Q: I’ve received an “early retirement” package from my company and have only 60 days before I’m off the payroll. I’m not sure if I can truly afford to retire, but I really don’t have any choice in the matter. I’m 61-years old and was expecting to work a few more years. What are the main things I should be focusing on? - Sheldon
A: Your situation is far too common. You’d like to keep working for a few years, but your employer would like to see you retire (maybe so they can replace you with a less expensive employee).
According to a recent study by Voya Financial, roughly 58 percent of Americans will be forced to retire sooner than they had planned. Many of these folks retire because of a severance or early retirement offer from work, and are only given a 60-day notice, just like the position you are in.
Here are some things you should be doing now in order to prepare for your retirement in two months:
- Restructure your mortgage. If you have an existing mortgage on your home, you’ll want to restructure it for the lowest payment possible. Ideally, your home is paid off by retirement, but if you are not in that position, consider refinancing it into a new 30-year mortgage in order to reduce your payments.
- Get rid of your consumer debt. You may have a car loan or some credit cards. If so, it’s best to try and wipe these out before you move into retirement. If you have the cash to pay them off, by all means do so. If you do not, look into ways to reduce the required monthly payments.
- Develop a strategy for medical insurance. This is a biggie for those who retire under age 65. If your employer will provide you with retiree medical, that’s fantastic (but that’s becoming less and less common). If they won’t, because medical insurance can be very expensive, it may actually prevent you from being able to retire. I strongly suggest you check into your options now. If you can’t afford to purchase medical insurance, you may be forced to find another job until you can apply for Medicare at age 65.

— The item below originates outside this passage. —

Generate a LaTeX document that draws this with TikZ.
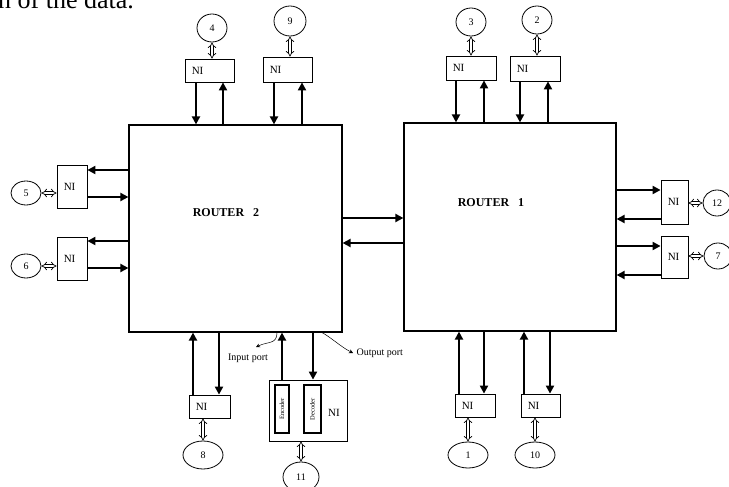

- Make a plan for your 401(k). Your employer’s 401(k) offering may be an excellent plan with many low cost options, so it may make sense for you to keep it where it is. However, if you need guidance with your investment options, or you’ll need to generate monthly income from the plan, you’ll want to identify a financial advisor (or investment firm) and establish an IRA rollover account, along with a game plan for those dollars.
- Look into your life insurance. You probably have some sort of life insurance that is offered through your employer. What happens to that once you retire? If you still need some life insurance and are in good health, you’ll be able to purchase a new policy outside of work. But if your health is not ideal, you may want to see if you can continue with your employer’s life insurance. Costs typically rise if you do, but it may be worth it if you cannot buy life insurance on your own.
- If you have one, decide about your pension option. Most of us will retire without any monthly pension from our employer, but you may be working for a company that still provides a traditional pension. If that’s the case, you’ll have to decide between a pension that only pays during your lifetime, or one that continues on and protects your spouse. This is an important decision, and one that is irrevocable, so you don’t want to take it lightly.
- Seek professional help. You’ll want to engage the services of a quality CERTIFIED FINANCIAL PLANNERTM to determine whether or not retirement is truly feasible, and to help you make the best available decisions during this short window of time. My experience has been that the sooner one meets with an advisor, the better.
Of course, there are other important factors that play into a smooth retirement transition. If each retiree considers the 7 most important personal decision points, I’m confident they’ll head into retirement prepared.